The novels’ gentlemen are exemplars for modern men, according to Joseph Wurtz, dean of students at Benedictine College. He said he first read Jane Austen in his 30s at the prompting of his brother and close friends. He was most impressed by the characters’ witness to virtue. 

“I think Austen believes in virtuous living, and her characters reflect that,” said Wurtz, who lives with his wife, Megan, in Atchison, Kansas, with their six children. “They are not perfect. They make mistakes. She exposes the vice, the vanity, the pride, but she comes back to, well, how do you get through that struggle? You live virtuously. The virtue is ultimately celebrated, and it’s something her characters reflect.” 

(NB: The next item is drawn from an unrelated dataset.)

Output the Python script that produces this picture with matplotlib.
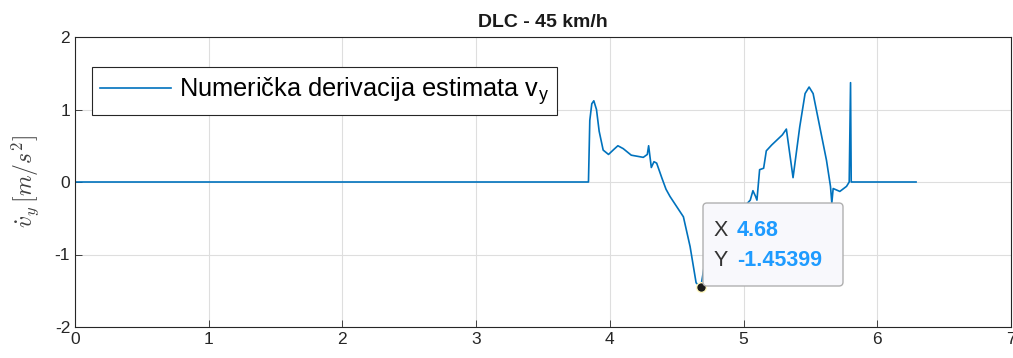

Capizzi sees the characters’ pursuit of virtue as a theme throughout Austen’s work. 

“We always need insight into true things about human beings. And I think Austen reveals a lot of truth about human beings,” Capizzi said. “In a lot of her books, a major subtext of the story is virtue and the operation of virtue or vice in human beings and how it develops in people.” 

As for reading Austen, all three men recommend that young men read at least one of Austen’s books to learn about virtue, fatherhood and relationships as they begin to mature as men.

“I think it is appropriate to read Austen when one gets to senior year in high school and the college years, when one is starting to think responsibly about women and starting to think about having a family of his own,” Blum said. 

And, guys, it’s okay to wrestle with the writing. “These are not action novels — they are quiet, they are romantic, caustic, witty and quite funny,” Capizzi said. “But you have to learn the humor. The humor is not modern humor, by any means, but it’s still really funny.” 

With some effort and dedication, though, male readers will enter a world enveloped in what makes the human heart beat. 

“Readers have to work through this enduring sense of love, and I think that’s good for us, because we probably think too briefly about love and not the struggle, the effort it sometimes takes,” Wurtz said. “Learning those lessons through a beautifully told story is helpful to us because it opens our imagination and opens our wonder, and we are drawn in by the beauty and by goodness of the story.”